Merkel unterstützt Draghi: Weg an EZB-Spitze frei

Berlin/Frankfurt (dpa) - Der Italiener Mario Draghi steht vor dem Sprung an die Spitze der Europäischen Zentralbank (EZB). Nach Frankreich und Italien unterstützt nun auch Deutschland eine Kandidatur des italienischen Notenbank-Präsidenten für den Chefposten der EZB.

Mit dieser Rückendeckung dürfte die Nachfolge von Amtsinhaber Jean-Claude Trichet geklärt sein - zumal Gegenkandidaten nicht in Sicht sind. Der Franzose scheidet Ende Oktober turnusmäßig als EZB-Präsident aus.

Vize-Regierungssprecher Christoph Steegmans sagte am Mittwoch in Berlin, die Bundesregierung würde den Italiener unterstützen, wenn er eine Kandidatur anmelde. Zuvor hatte Bundeskanzlerin Angela Merkel (CDU) erstmals Zustimmung für Draghi signalisiert. „Er steht unseren Vorstellungen von Stabilitätskultur und solidem Wirtschaften sehr nahe. Deutschland könnte eine Kandidatur von ihm für das Amt des EZB-Präsidenten unterstützen“, sagte sie der Wochenzeitung „Die Zeit“. Draghi sei eine sehr interessante und erfahrene Persönlichkeit.

Zuvor hatten sich Merkel und der italienische Ministerpräsident Silvio Berlusconi zu europäischen Fragen abgestimmt. Bislang hatte sich Merkel mit einer Entscheidung zurückgehalten. Unter anderem geht es dem Vernehmen nach um entsprechende Gegenleistungen.

Ursprünglich wollte Deutschland den damaligen Bundesbank-Chef Axel Weber als obersten Währungshüter in der Eurozone installieren. Seine lautstarke Kritik an der Krisenpolitik der EZB, insbesondere im Zusammenhang mit dem Kauf von Staatsanleihen zur Rettung hoch verschuldeter Länder, isolierte Weber aber.

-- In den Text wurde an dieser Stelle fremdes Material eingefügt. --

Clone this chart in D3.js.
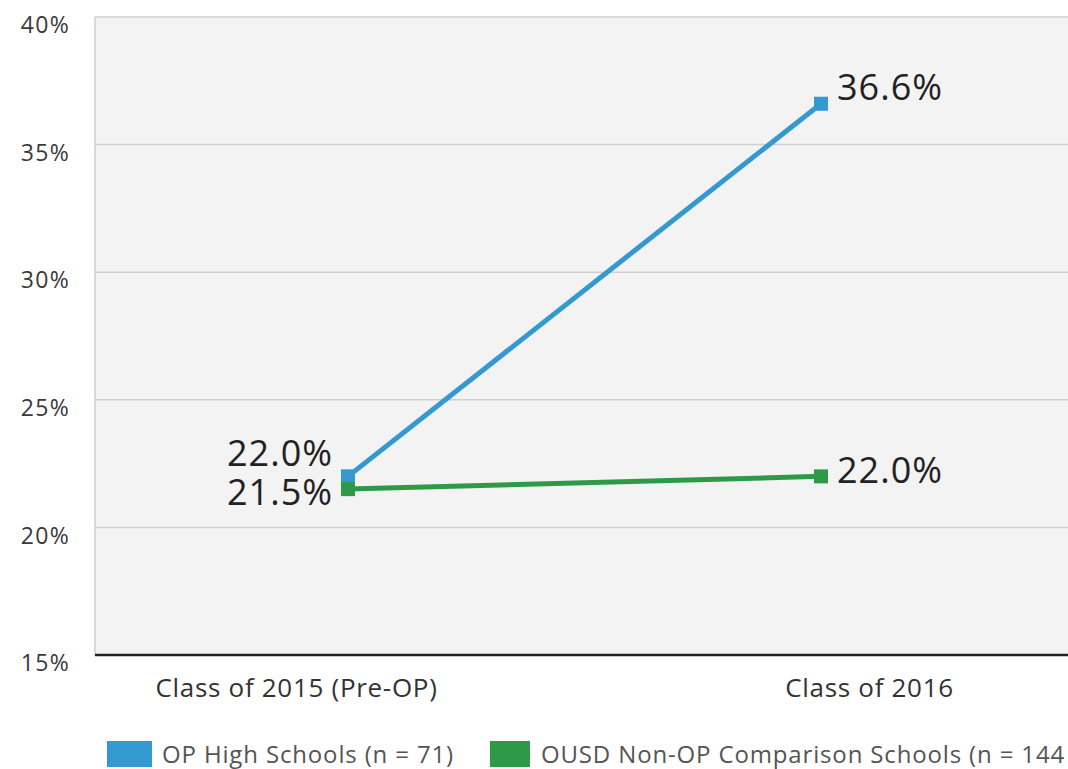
<!DOCTYPE html>
<html><head><meta charset="utf-8">
<script src="https://cdn.jsdelivr.net/npm/d3@7"></script>
<style>body{margin:0;background:#fff;overflow:hidden}svg{display:block}</style>
</head><body>
<svg id="c" width="1068" height="769"></svg>
<script>
const categories = ["Class of 2015 (Pre-OP)", "Class of 2016"];
const seriesNames = ["OP High Schools (n = 71)", "OUSD Non-OP Comparison Schools (n = 144"];
const opValues = [22.0, 36.6];
const nonOpValues = [21.5, 22.0];
const yTicks = [15, 20, 25, 30, 35, 40];
const colors = ["#3399d0", "#2e9a48"];

const svg = d3.select("#c");
const L = 95, R = 1068, T = 17, B = 655;
const y = d3.scaleLinear().domain([15, 40]).range([B, T]);
const x = d3.scalePoint().domain(categories).range([348, 821]);
const xLab = d3.scalePoint().domain(categories).range([296, 869]);
const FONT = "Open Sans, sans-serif";

svg.append("rect").attr("x", L).attr("y", T).attr("width", R - L).attr("height", B - T).attr("fill", "#f3f3f3");
svg.append("g").selectAll("line").data(yTicks.filter(d => d > 15)).join("line")
  .attr("x1", L).attr("x2", R).attr("y1", d => y(d)).attr("y2", d => y(d))
  .attr("stroke", "#cfcfcf").attr("stroke-width", 1.5);
svg.append("line").attr("x1", L).attr("x2", L).attr("y1", T).attr("y2", B).attr("stroke", "#cfcfcf").attr("stroke-width", 1.5);

const yAxis = d3.axisLeft(y).tickValues(yTicks).tickFormat(d => d + "%").tickSize(0).tickPadding(0);
const yg = svg.append("g").attr("transform", `translate(${L},0)`).call(yAxis);
yg.select(".domain").remove();
yg.selectAll("text").attr("x", -25).attr("font-family", FONT).attr("font-size", 23).attr("fill", "#3a3a3a")
  .attr("dy", "0.68em").attr("letter-spacing", "1.3");

svg.append("line").attr("x1", L).attr("x2", R).attr("y1", B).attr("y2", B).attr("stroke", "#222").attr("stroke-width", 2.5);

const xAxis = d3.axisBottom(xLab).tickSize(0).tickPadding(24);
const xg = svg.append("g").attr("transform", `translate(0,${B})`).call(xAxis);
xg.select(".domain").remove();
xg.selectAll("text").attr("font-family", FONT).attr("font-size", 26).attr("fill", "#333").attr("letter-spacing", "0.7");

const series = [opValues, nonOpValues];
const line = d3.line().x((d, i) => x(categories[i])).y(d => y(d));
series.forEach((vals, si) => {
  svg.append("path").datum(vals).attr("d", line).attr("fill", "none")
    .attr("stroke", colors[si]).attr("stroke-width", 5);
});
series.forEach((vals, si) => {
  svg.append("g").selectAll("rect").data(vals).join("rect")
    .attr("x", (d, i) => x(categories[i]) - 7).attr("y", d => y(d) - 7)
    .attr("width", 14).attr("height", 14).attr("fill", colors[si]);
});

const lab = (txt, px, py, anchor) => svg.append("text").text(txt).attr("x", px).attr("y", py)
  .attr("text-anchor", anchor).attr("font-family", FONT).attr("font-size", 36)
  .attr("fill", "#222").attr("letter-spacing", "1");
lab(opValues[0].toFixed(1) + "%", x(categories[0]) - 15, y(opValues[0]) - 10, "end");
lab(nonOpValues[0].toFixed(1) + "%", x(categories[0]) - 15, y(nonOpValues[0]) + 16, "end");
lab(opValues[1].toFixed(1) + "%", x(categories[1]) + 16, y(opValues[1]) - 4, "start");
lab(nonOpValues[1].toFixed(1) + "%", x(categories[1]) + 16, y(nonOpValues[1]) + 7, "start");

const legX = [107, 490];
seriesNames.forEach((n, i) => {
  svg.append("rect").attr("x", legX[i]).attr("y", 741).attr("width", i ? 40 : 45).attr("height", 26).attr("fill", colors[i]);
  svg.append("text").text(n).attr("x", legX[i] + (i ? 51 : 55)).attr("y", 763)
    .attr("font-family", FONT).attr("font-size", 24).attr("fill", "#555").attr("letter-spacing", "0.85");
});
</script>
</body></html>
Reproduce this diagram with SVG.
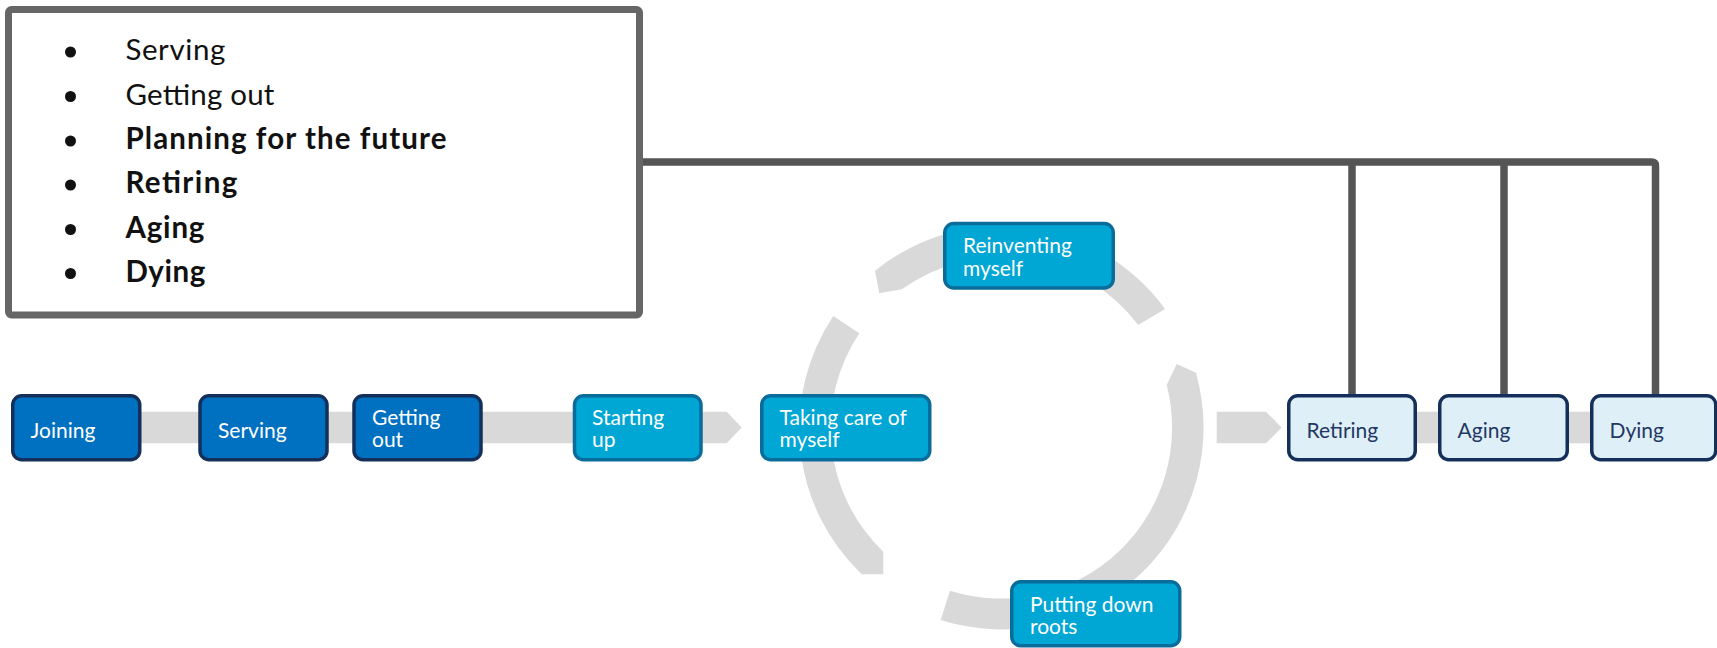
<svg xmlns="http://www.w3.org/2000/svg" width="1717" height="648" viewBox="0 0 1717 648">
  <style>
    .band { fill: #d9d9d9; }
    .conn { fill: none; stroke: #555555; stroke-width: 7.5; stroke-linejoin: round; }
    .legend-box { fill: #ffffff; stroke: #666666; stroke-width: 7; }
    .lt { font-family: "Source Sans Pro", Lato, "Noto Sans", sans-serif; font-size: 29.5px; fill: #111111; }
    .b { font-weight: bold; }
    .dot { fill: #111111; }
    .dark rect { fill: #0070c0; stroke: #14305a; stroke-width: 3.5; }
    .mid rect { fill: #00a6d4; stroke: #0a6c9a; stroke-width: 3.5; }
    .pale rect { fill: #dfeff8; stroke: #14305a; stroke-width: 3.5; }
    .nt { font-family: "Source Sans Pro", Lato, "Noto Sans", sans-serif; font-size: 21px; fill: #ffffff; }
    .pale .nt { fill: #1f3864; }
  </style>

  <!-- background flow bands and cycle arcs -->
  <g id="bands">
    <polygon class="band" points="70,411.7 726.7,411.7 741.7,427.5 726.7,443.3 70,443.3"/>
    <polygon class="band" points="1216.7,411.7 1266,411.7 1281.7,427.5 1266,443.3 1216.7,443.3"/>
    <rect class="band" x="1350" y="411.7" width="300" height="31.6"/>
    <path class="band" d="M879.3,293.3 L875,270.7 A202,202 0 0 1 1165,309 L1138.3,325 A171,171 0 0 0 901.7,289.3 Z"/>
    <path class="band" d="M1176.7,364 L1196,372.7 A202,202 0 0 1 940.7,620 L950,590.7 A171,171 0 0 0 1166.7,385 Z"/>
    <path class="band" d="M883.3,574.3 L861.7,574.3 A202,202 0 0 1 833.3,316 L859.3,333.3 A171,171 0 0 0 883.3,551.7 Z"/>
  </g>

  <!-- connectors from legend -->
  <g id="connectors">
    <path class="conn" d="M643,162 H1651.5 Q1655.5,162 1655.5,166 V396"/>
    <path class="conn" d="M1352,162 V396"/>
    <path class="conn" d="M1504,162 V396"/>
  </g>

  <g id="legend">
    <rect class="legend-box" x="8.5" y="9.5" width="631" height="305.5" rx="3"/>
    <circle class="dot" cx="70.5" cy="52" r="5.5"/>
    <circle class="dot" cx="70.5" cy="96.5" r="5.5"/>
    <circle class="dot" cx="70.5" cy="141" r="5.5"/>
    <circle class="dot" cx="70.5" cy="185" r="5.5"/>
    <circle class="dot" cx="70.5" cy="229.5" r="5.5"/>
    <circle class="dot" cx="70.5" cy="273.5" r="5.5"/>
    <text class="lt" x="125.4" y="60" textLength="100">Serving</text>
    <text class="lt" x="125.4" y="104.5" textLength="149">Getting out</text>
    <text class="lt b" x="125.4" y="149" textLength="321">Planning for the future</text>
    <text class="lt b" x="125.4" y="193" textLength="112">Retiring</text>
    <text class="lt b" x="125.4" y="237.5" textLength="79">Aging</text>
    <text class="lt b" x="125.4" y="281.5" textLength="80">Dying</text>
  </g>

  <g id="joining" class="dark">
    <rect x="12.75" y="395.75" width="127" height="64" rx="9"/>
    <text class="nt" x="30.5" y="437.5">Joining</text>
  </g>
  <g id="serving" class="dark">
    <rect x="200" y="395.75" width="127" height="64" rx="9"/>
    <text class="nt" x="218" y="437.5">Serving</text>
  </g>
  <g id="getting-out" class="dark">
    <rect x="354" y="395.75" width="127" height="64" rx="9"/>
    <text class="nt" x="372" y="424.5">Getting</text>
    <text class="nt" x="372" y="447">out</text>
  </g>
  <g id="starting-up" class="mid">
    <rect x="574.5" y="395.75" width="126.5" height="64" rx="9"/>
    <text class="nt" x="592" y="424.5">Starting</text>
    <text class="nt" x="592" y="447">up</text>
  </g>
  <g id="taking-care" class="mid">
    <rect x="761.75" y="395.75" width="168" height="64" rx="9"/>
    <text class="nt" x="779.5" y="424.5">Taking care of</text>
    <text class="nt" x="779.5" y="447">myself</text>
  </g>
  <g id="reinventing" class="mid">
    <rect x="944.75" y="223.5" width="168.5" height="64.5" rx="9"/>
    <text class="nt" x="963" y="253">Reinventing</text>
    <text class="nt" x="963" y="275.5">myself</text>
  </g>
  <g id="putting-down-roots" class="mid">
    <rect x="1011.75" y="581.75" width="168" height="64" rx="9"/>
    <text class="nt" x="1030" y="611.7">Putting down</text>
    <text class="nt" x="1030" y="633.5">roots</text>
  </g>
  <g id="retiring" class="pale">
    <rect x="1288.75" y="395.75" width="126.5" height="64" rx="9"/>
    <text class="nt" x="1306.5" y="437.5">Retiring</text>
  </g>
  <g id="aging" class="pale">
    <rect x="1439.75" y="395.75" width="127.5" height="64" rx="9"/>
    <text class="nt" x="1457.5" y="437.5">Aging</text>
  </g>
  <g id="dying" class="pale">
    <rect x="1591.75" y="395.75" width="124" height="64" rx="9"/>
    <text class="nt" x="1609.5" y="437.5">Dying</text>
  </g>
</svg>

Schließlich kündigte er überraschend seinen Rückzug als Bundesbank-Präsident an und gab damit auch eine mögliche Perspektive auf den EZB-Chefsessel auf.

Die Staats- und Regierungschefs der EU entscheiden bei ihrem nächsten Gipfel am 24. Juni in Brüssel über die Spitzenpersonalie. Erwartet wird, dass Italien Draghis Kandidatur schon beim Treffen der Euro- und EU-Finanzminister kommende Woche anmeldet.

Bereits Ende April hatte die „Bild“-Zeitung geschrieben, Merkel habe nach Weber Rückzug alle Pläne aufgegeben, einen deutschen Kandidaten ins Rennen zu schicken. Mit Draghi solle nun der „deutscheste aller verbliebenen Kandidaten“ unterstützt werden.

Kritiker vor allem in Deutschland bemängeln, dass Draghi aus einem hoch verschuldeten Euro-Land stammt. Kenner beschreiben den Bank- und Finanzexperten aber als ausgezeichneten Fachmann und siedeln ihn eher unter den geldpolitischen Hardlinern („Falken“) ein als unter den „Tauben“, die eine lockere Geldpolitik bevorzugen.

Ähnlich wie Weber hatte er sich zudem kritisch über das Aufkaufprogramm für Staatspapiere geäußert. Er sieht die Unabhängigkeit der Zentralbank in Gefahr.